Gangsters, yen, and corrupt bankers hit the big screen

Yuko Ishiyama, stumbling out of a darkened movie theater and into the light, is abuzz about the film that has just ended: a two-hour thriller about-of all things-the buttoned-down world of Japanese banking.

Banks don't normally make for blockbuster drama. But what Ms. Ishiyama and other filmgoers across Japan are flocking to see is not only taut entertainment, but also a substantive look at an issue rarely discussed until now.

Based on an actual 1997 banking fiasco, the film looks at what one reviewer called the "iron triangle" of bureaucracy, business, and gangsters that has "dominated ... Japan" since World War II.

"Cursed-The Financially Corrupt Islands" tells the story of a powerful Japanese bank brought to its knees after investigators learn of its illegal loans to gangster extortionists. When police discover other dirty-money deals, the scandal expands, threatening to shake the worlds of government and business.

For Ms. Ishiyama, a college senior who will start working at a bank when she graduates, the film was a window onto the real world. "I could see the inside of a bank as well as the power politics inside the organization," she says.

And though gangster ties to businesses and banks have only recently become fodder for public outrage and discussion, Ishiyama is convinced that times have changed. "I'm not worried," she says, "I believe younger, middle-age bankers will change old banking customs."

In the film, they certainly try, and their efforts-beautifully filmed and well-acted-make for riveting viewing. The story centers on Hiroshi Kitano, a decent and hard-working middle manager who is appalled by the board of directors' vacillations when the gangster ties come to light.

In a bid to save the bank, Kitano and three other like-minded managers launch an internal investigation and find a clean board member to replace the former president. But their central stumbling block lies in the bank's former chairman and ongoing kingmaker, an arrogant and powerful figure who also happens to be Kitano's father-in-law.

Kitano's family troubles are skillfully woven into the plot, along with the separate efforts of a hard-headed prosecutor and a determined reporter from a foreign-news service.

For peering underneath Japan Inc., director Masato Harada is being rewarded with huge crowds and good reviews. "People haven't seen anything like this before," he explains, articulate and relaxed in a black T-shirt and blazer. Plans are underway to show the film overseas as well.

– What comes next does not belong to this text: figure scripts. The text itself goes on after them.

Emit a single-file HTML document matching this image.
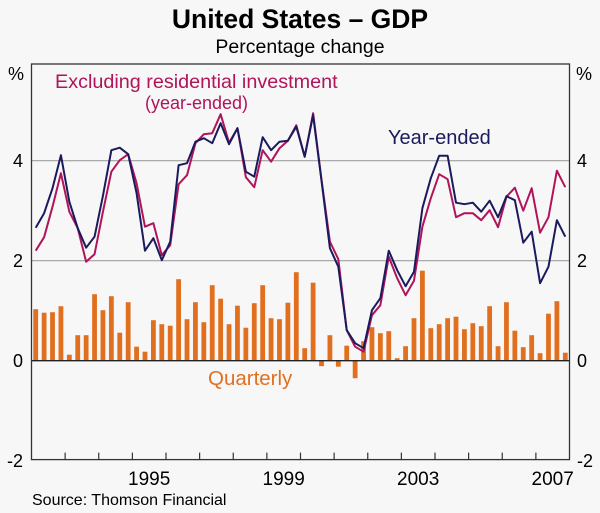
<!DOCTYPE html>
<html><head><meta charset="utf-8"><style>
html,body{margin:0;padding:0;background:#f7f7f7;}
svg{display:block;font-family:"Liberation Sans",Arial,sans-serif;}
</style></head><body>
<svg id="chart" width="600" height="513" viewBox="0 0 600 513">
<rect x="0" y="0" width="600" height="513" fill="#f7f7f7"/>
<text x="300" y="28" text-anchor="middle" font-size="26.5" font-weight="bold" fill="#000">United States – GDP</text>
<text x="300" y="53" text-anchor="middle" font-size="19.5" fill="#000">Percentage change</text>
<text x="16" y="80" text-anchor="middle" font-size="18">%</text>
<text x="584" y="80" text-anchor="middle" font-size="18">%</text>
<g id="grid"></g><g id="bars"></g><g id="lines"></g><g id="axes"></g>
<text x="55" y="88" font-size="19.8" fill="#b0145a">Excluding residential investment</text>
<text x="145" y="109" font-size="18" fill="#b0145a">(year-ended)</text>
<text x="388" y="144" font-size="20" fill="#1a1a5e">Year-ended</text>
<text x="208" y="385" font-size="20.5" fill="#e07020">Quarterly</text>
<text x="32" y="505" font-size="16" fill="#000">Source: Thomson Financial</text>
</svg>
<script>
const startYear = 1992;
const yTicks = [-2, 0, 2, 4];
const yearLabels = [1995, 1999, 2003, 2007];
const quarterly = [1.03,0.96,0.97,1.09,0.12,0.51,0.51,1.33,1.01,1.29,0.56,1.17,0.28,0.18,0.81,0.73,0.70,1.63,0.83,1.17,0.77,1.51,1.24,0.73,1.10,0.66,1.15,1.51,0.85,0.83,1.16,1.77,0.25,1.56,-0.11,0.51,-0.12,0.30,-0.35,0.39,0.67,0.55,0.59,0.05,0.29,0.85,1.80,0.65,0.73,0.85,0.88,0.63,0.75,0.69,1.09,0.29,1.17,0.60,0.27,0.51,0.15,0.94,1.19,0.16];
const yearEnded = [2.66,2.95,3.45,4.11,3.18,2.65,2.26,2.48,3.3,4.21,4.26,4.13,3.35,2.20,2.45,2.01,2.38,3.91,3.95,4.38,4.45,4.35,4.75,4.33,4.65,3.78,3.68,4.47,4.21,4.38,4.40,4.68,4.08,4.91,3.6,2.25,1.88,0.61,0.35,0.25,1.01,1.25,2.20,1.81,1.49,1.78,3.05,3.65,4.10,4.10,3.16,3.13,3.16,2.98,3.20,2.87,3.29,3.21,2.36,2.58,1.55,1.88,2.81,2.48];
const exclResi = [2.20,2.47,3.08,3.75,2.98,2.65,1.98,2.13,2.98,3.78,4.01,4.13,3.55,2.68,2.75,2.11,2.31,3.53,3.71,4.35,4.53,4.55,4.93,4.36,4.65,3.67,3.47,4.21,3.98,4.25,4.40,4.71,4.08,4.95,3.62,2.38,2.03,0.61,0.28,0.18,0.91,1.11,2.08,1.65,1.31,1.60,2.68,3.25,3.73,3.63,2.87,2.95,2.95,2.81,3.01,2.67,3.28,3.46,3.00,3.45,2.56,2.87,3.80,3.47];

const NS='http://www.w3.org/2000/svg';
const L=31.5,R=569.5,T=64,B=459.6;
const nQ=64, qw=(R-L)/nQ;
const xq=i=>L+qw*(i+0.5);
const xYearStart=yr=>L+(yr-startYear)*4*qw;
const y=v=>360.7-v*50;
function mk(tag,attrs,parent){const e=document.createElementNS(NS,tag);for(const k in attrs)e.setAttribute(k,attrs[k]);parent.appendChild(e);return e;}
const grid=document.getElementById('grid'),bars=document.getElementById('bars'),lines=document.getElementById('lines'),axes=document.getElementById('axes');

yTicks.forEach(v=>{
  if(v>0){const g=mk('line',{x1:L,x2:R,y1:y(v),y2:y(v),stroke:'#a0a0a0','stroke-width':1.2},grid);
  
  }
  const t1=mk('text',{x:23,y:y(v)+6.5,'text-anchor':'end','font-size':18},axes);t1.textContent=v;
  
  
  const t2=mk('text',{x:577,y:y(v)+6.5,'text-anchor':'start','font-size':18},axes);t2.textContent=v;
  
  
});

quarterly.forEach((v,i)=>{
  const top=Math.min(y(v),y(0)),h=Math.abs(y(v)-y(0));
  const b=mk('rect',{x:xq(i)-2.4,y:top,width:4.8,height:h,fill:'#e07020'},bars);
  
  
});

function line(data,color,name){
  const p=mk('polyline',{points:data.map((v,i)=>xq(i)+','+y(v)).join(' '),fill:'none',stroke:color,'stroke-width':2,'stroke-linejoin':'round'},lines);
  
  
}
line(exclResi,'#b0145a','excl-resi-line');
line(yearEnded,'#1a1a5e','year-ended-line');

const z=mk('line',{x1:L,x2:R,y1:y(0),y2:y(0),stroke:'#222','stroke-width':1.3},axes);


const fr=mk('rect',{x:L,y:T,width:R-L,height:B-T,fill:'none',stroke:'#333','stroke-width':1.3},axes);


for(let yr=startYear+1;yr<startYear+16;yr++){
  const tk=mk('line',{x1:xYearStart(yr),x2:xYearStart(yr),y1:B,y2:B-7,stroke:'#333','stroke-width':1.2},axes);
  
  
}
yearLabels.forEach(yr=>{
  const t=mk('text',{x:xYearStart(yr)+2*qw,y:485,'text-anchor':'middle','font-size':19},axes);t.textContent=yr;
  
  
});
</script>
</body></html>
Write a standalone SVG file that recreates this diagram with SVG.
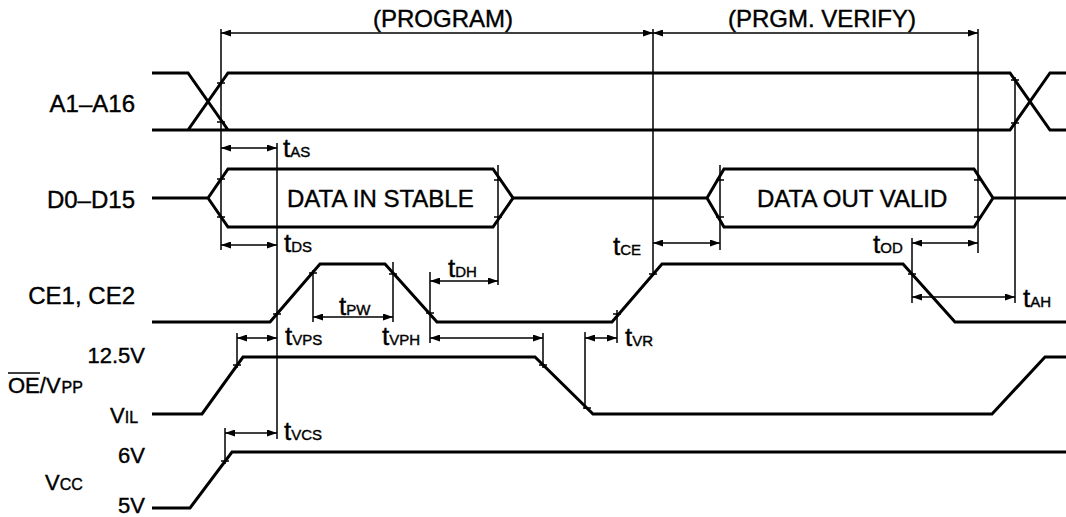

Mr. Harada identified with the story in part because of his father's unhappy experiences as a banker. He says viewers are connecting with the film because it reflects their own experiences, as well as recent history.

The film is based on a 1997 scandal surrounding a bank that made illegal loans to racketeers. The subsequent investigation uncovered corrupt practices throughout the banking industry. "Jubaku" relives the scandal, and also turns a spotlight on deep-rooted flaws in Japan's economic system - lifetime employment, rigid hierarchy, and collusion between supposed corporate competitors.

On a Web site chat room set up to promote the film, Harada says some 10,000 people a week logged on to write about parallels between the film and their own work experiences.

This is probably a film that only could have been made in this decade. The 1990s have left Japan's economic miracle tattered and frayed, with the country slogging through its worst recession since World War II.

A series of financial crises have also battered public morale. Taxpayers here have been handed a bill of at least $70 billion to bail out banks saddled with billions in bad loans recklessly made in the 1980s. That carelessness is now leading to a massive restructuring of the banking industry, including mergers, the nationalization of two banks, and the takeover of a third by a US firm.

Adding insult to injury, as far as Joe Public is concerned, is the fact that many top banking officials are remaining in their positions.

"The real bank business is much murkier and dirtier than the story in the film," says one regional banker, who asked not to be named. "If the four reformers in the film were in a real bank, they would have been terminated or demoted by executives. I also thought, watching the film, that most banks have the same problems with sokaiya, or gangster extortionists.

Sokaiya are not taken lightly here. Indeed, the only limit the studio placed on Harada and the scriptwriters he worked with was with regard to gangsters.

They were asked not to interview any and told not to go into too much detail about them in the film. "Because we may have faced trouble," explains Harada.

But he expects his film to break the ice. "There are probably more films about sokaiya coming," he says. "We only touched the surface; there are many more interesting activities to look at."

At the film's end, the middle manager Kitano encounters the gangsters once again, and in a voice-over, tells us that many banks still maintain shadowy ties to the extortionists.

Despite the sokaiya's menace in the film, though, Harada says the real villains in "Jubaku" are the old men who are set in their ways and will not relinquish power.

He offers his own solution to that problem.

"A lot of the problems you see in "Jubaku" are rooted in male chauvinism," he says with a smile. "They could end if banks would just put women in management."